Насчет «никогда не обижал» слишком легко усомниться и привести факты противоположные. Но сейчас я хочу подчеркнуть направленность мыслей Достоевского в тот момент, хочу подчеркнуть, что искренность его — вне сомнений, что он идет на известное сближение с Чернышевским. А косвенно это может быть понято и как оправдание от обвинений в том, что «Бесы» — пасквиль на людей, разделяющих убеждения Чернышевского.
Достоевский рассказывает далее, как он нашел на ручке замка своей квартиры прокламацию.

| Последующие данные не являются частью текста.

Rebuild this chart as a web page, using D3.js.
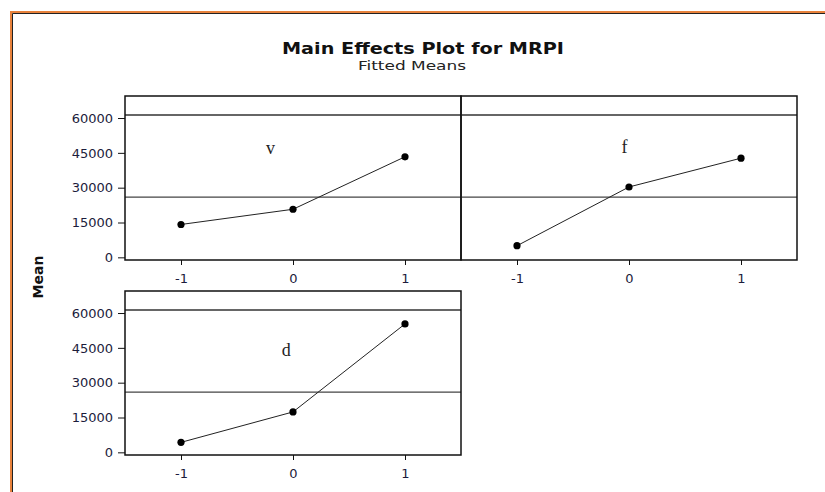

Дело было в мае 1862 года, прокламация эта — «Молодая Россия», содержавшая в себе многие начатки того, что позже будет явлено «нечаевщиной». Он поспешил к Чернышевскому, одержимый одним: как бы умерить, пресечь эту, по его убеждению, бесовщину.
И вот что крайне, крайне важно: он сошелся с Чернышевским в неприятии, в осуждении экстремистской программы, провозглашенной в «Молодой России». Достоевский и Чернышевский сошлись на этом пункте. Факт исторического, непреходящего значения. Пусть это было только мгновение, но как много оно обещало и — обещает (мы-то теперь это знаем сполна). Пусть это была лишь «точка», но, говоря словами Достоевского, — «светлая точка», которая освещает будущее. Известны расхождения у Достоевского и Чернышевского в воспоминаниях об этой встрече, но одно неопровержимо: «Долгом считаю заметить, — пишет Достоевский, — что с Чернышевским я говорил искренно и вполне верил, как верю и теперь, что он не был “солидарен” с этими разбрасывателями» (21; 26).
Неопровержимое — опять в направленности Достоевского, в его страстном (и деловом) желании найти общий язык с Чернышевским по такому вопросу, его радость, что язык этот может быть найден! Значит, возможен, необходим союз против этой бесовщины. Союз между Достоевским и Чернышевским. Вот ведь в чем пафос этого рассказа.
И отдадим себе отчет, подчеркнем: в какой момент все это пишет Достоевский. Только что вышли «Бесы». И этот рассказ — поправка к ним, разъяснение. Не забудем еще: Чернышевский на каторге, «государственный преступник», а Достоевский говорит о нем — публично! — в тоне глубочайшего уважения. Мало того — заявляет сомнение в правомочности ареста и приговора Чернышевскому. Мало и этого — надеется, что Чернышевский когда-нибудь подтвердит правильность его рассказа: «И дай Бог, чтобы он получил возможность это сделать. Я так же тепло и горячо желаю того, как искренно сожалел и сожалею о его несчастии» (21; 29).
То-то взбесились бесы сверху, прочтя такое у автора «Бесов».
Мы не поймем смысла выступления Достоевского, если не учтем еще одного обстоятельства. Всегда и везде революционеры провоцировали ужесточение политики «верхов» и давали этой политике «оправдание» в глазах «общества». В немалой степени люди, подобные авторам «Молодой России», способствовали (пусть невольно) правительственным санкциям против Чернышевского, подготовили почву для них. И выступление Достоевского означало акт в защиту Чернышевского. Это не просто «благородный жест», это и конкретное свидетельство: Достоевский заверяет, именно свидетельствует, что Чернышевский «не был солидарен с разбрасывателями».